Why Final Classes Exist in Java (And When to Use Them)
Java's final keyword on a class means one thing: no subclassing allowed.
public final class Human { }
public class Man extends Human { } // compile error
That's the whole mechanic. The interesting question is why you'd want it — because at first glance, preventing extension seems to go against the grain of object-oriented design.
The case for final
Design intent
The most underrated reason to mark a class final is communication. When a future developer sees final, they know the original author decided this class was not designed for inheritance. That's meaningful signal. Without it, they're left guessing whether extending it is safe or whether it will produce subtle breakage.
Joshua Bloch puts this crisply in Effective Java:
"Design and document for inheritance, or else prohibit it."
If you haven't explicitly thought through how a class behaves when subclassed — what the invariants are, which methods are safe to override, what the consequences of calling overridable methods from the constructor are — then the honest thing is to make it final rather than leave it open and hope for the best.
Security
Classes that can be subclassed can have their behavior silently replaced. A subclass can override a method used internally and intercept or corrupt data the parent class assumes is under its control. For classes that enforce invariants (think String, Integer, the wrapper types) or handle sensitive operations, final is a hard boundary against this.
It's not coincidental that String is final in Java. A mutable or overridable String would make it impossible to safely pass strings across security boundaries.
Performance
The JVM can inline calls to final methods at compile time because it knows there's no subclass that could override them. This is a minor consideration for most code, but in hot paths it matters.
The danger of unconstrained inheritance: a concrete example
This example is from Effective Java and it's worth reading carefully, because the bug is non-obvious.
Suppose you want a HashSet that tracks how many elements have been added to it over its lifetime:
public class InstrumentedHashSet<E> extends HashSet<E> {
private int addCount = 0;
public InstrumentedHashSet() { }
@Override
public boolean add(E e) {
addCount++;
return super.add(e);
}
@Override
public boolean addAll(Collection<? extends E> c) {
addCount += c.size();
return super.addAll(c);
}
public int getAddCount() {
return addCount;
}
}
Reasonable code. Now add three elements:
InstrumentedHashSet<String> s = new InstrumentedHashSet<>();
s.addAll(Arrays.asList("Snap", "Crackle", "Pop"));
System.out.println(s.getAddCount()); // Expected: 3. Actual: 6.
The count is six, not three.
What happened: addAll in InstrumentedHashSet adds 3 to addCount, then delegates to HashSet.addAll. But HashSet.addAll is implemented by calling this.add() for each element — which is the overridden add() in InstrumentedHashSet, incrementing addCount again for each of the three elements.

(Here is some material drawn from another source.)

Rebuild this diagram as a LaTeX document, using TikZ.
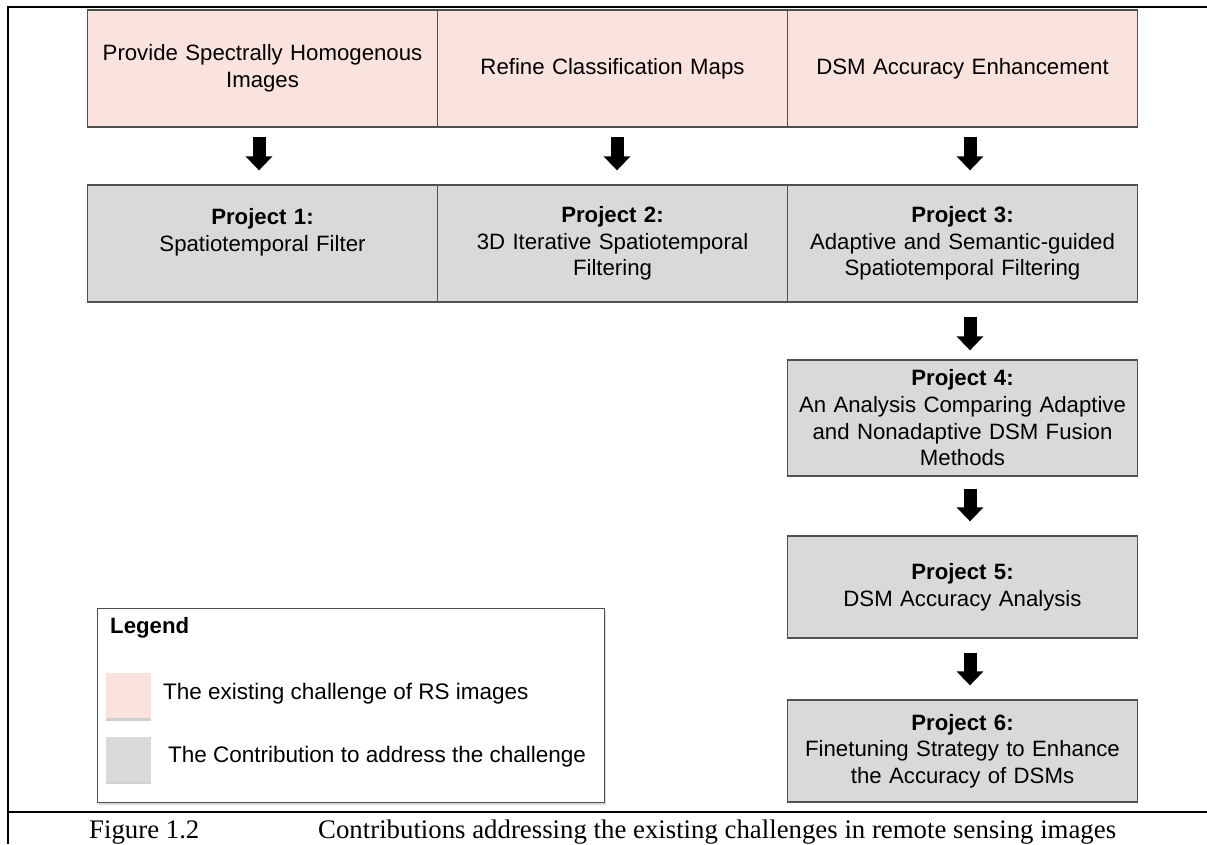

The bug is a consequence of relying on an implementation detail of HashSet that isn't documented and isn't guaranteed to remain stable across Java versions. HashSet was not designed for this kind of instrumented subclassing, and there's no way to make InstrumentedHashSet correct without either removing the addAll override (and hoping HashSet's implementation never changes) or doing something fragile.
The correct solution here is composition, not inheritance:
public class InstrumentedSet<E> {
private final Set<E> set;
private int addCount = 0;
public InstrumentedSet(Set<E> set) {
this.set = set;
}
public boolean add(E e) {
addCount++;
return set.add(e);
}
public boolean addAll(Collection<? extends E> c) {
addCount += c.size();
return set.addAll(c);
}
public int getAddCount() { return addCount; }
}
Now InstrumentedSet wraps any Set implementation, controls exactly which operations it intercepts, and is immune to changes in the wrapped class's internal implementation. No surprises.
When to use final in practice
- Value objects — classes that represent a value and shouldn't be extended (
Money,Temperature,DateRange) - Utility classes — static-only helper classes that have no instance behavior to override
- Security-sensitive classes — anything that enforces invariants you can't afford to have subclasses break
- Anywhere you haven't explicitly designed for inheritance — which, in practice, is most classes
The default in most modern Java codebases leans toward final. It's easier to remove final later (non-breaking change) than to add it after a class has been subclassed in the wild.